What would William Gladstone think of litigation today? There can be little doubt that the justice achieved in resolution of a lawsuit can be a long time in coming. Nevada strongly encourages plaintiffs to bring their lawsuits to trial within five years, but it is not unusual for trials to occur six, seven, eight or more years after the suit was first filed.
Guest Columnist
Tami D. Cowden


In business, a delay of even five years can result in frustration and lost opportunity. Our court system has taken creative means to speed up resolution of commercial disputes. Mandatory arbitration helps resolve matters where less than $50,000 is at issue. Additionally, a special "business" court is available for litigation of commercial disputes. The short trial program, too, often presents a speedier resolution, as litigants can leapfrog over longer-pending cases if they can be tried on shorter notice and in smaller allotments of time.

Still, even with these innovations, the wheels of justice can grind at an agonizing pace. And once a trial is done, and a judgment issued, an appeal can delay the final outcome still longer.

And therein looms the crisis of delayed justice in Nevada.

Just recently, the Nevada Supreme Court achieved a milestone, accepting its 50,000th case since the very first appeal was filed in 1865. Fifty thousand cases over the course of more than 140 years might not seem too astounding.

However, Nevada's Supreme Court is not required to resolve a mere 360 cases per year. The court receives many more. While it took 112 years before the court saw the first 10,000 cases filed, appeals have piled up at a much more rapid pace since then. Case No. 40,000 was filed just five years ago. More than 2,000 cases were filed in each of the last two fiscal years. As the court's press release puts it, "The Supreme Court must now handle in five years the number of cases it handled during Nevada's first 112 years."

The justices strive mightily to meet that challenge, and make truly astonishing progress.

But there's no respite on the immediate horizon. Filings at the district court level continue to increase -- so much so that the 2007 Nevada Legislature approved increases in the number of judges in both Clark and Washoe counties. Increased district courts cases, with a greater number of judges, means more cases will reach judgment each year. That can only mean an increase in the number of appeals. But regardless of the number of appeals filed, Nevada has only seven justices to review those appeals.
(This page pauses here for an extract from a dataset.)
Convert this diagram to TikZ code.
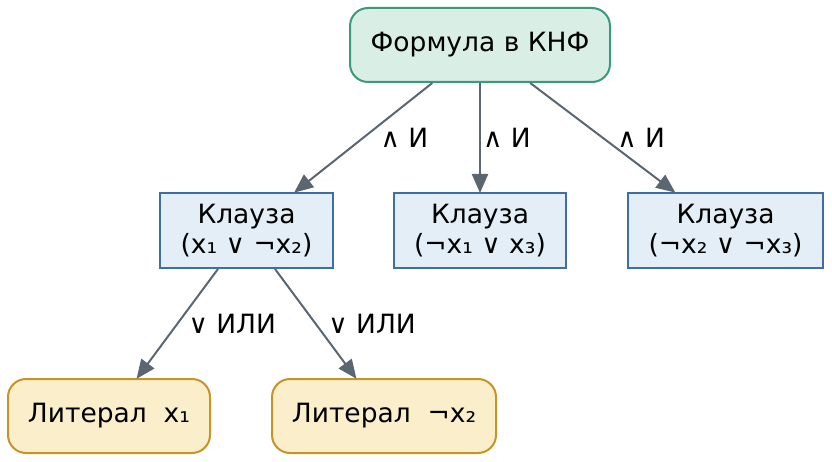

Longer delays in justice are inevitable.

Far in the future, help may be available. In addition to adding to the number of district court judges, the 2007 Assembly also took the first step toward relieving that inevitable backlog of appeals by approving a constitutional amendment to create an intermediate appellate court. That new court, if approved again in 2009, and then approved by the voters, will certainly relieve the justices of a portion of their formidable burden. Ideally, such a court would focus on review of error. That would free the Nevada Supreme Court to focus on matters of constitutional dimension and other issues involving review of public policy.

In the interim, however, the Nevada Supreme Court must work to review and resolve every claim of simple error or abuse of discretion brought before it, in addition to matters requiring constitutional interpretation. And appeals pile up. Gladstone would surely be horrified at the resulting delay.

Or, perhaps not. After all, Charles Dickens, a contemporary of Gladstone's, wrote "Bleak House," a novel in which a lawsuit, purportedly inspired by an actual will dispute, provided work for successive generations of attorneys.

Nevada is not quite so far behind as that. Yet.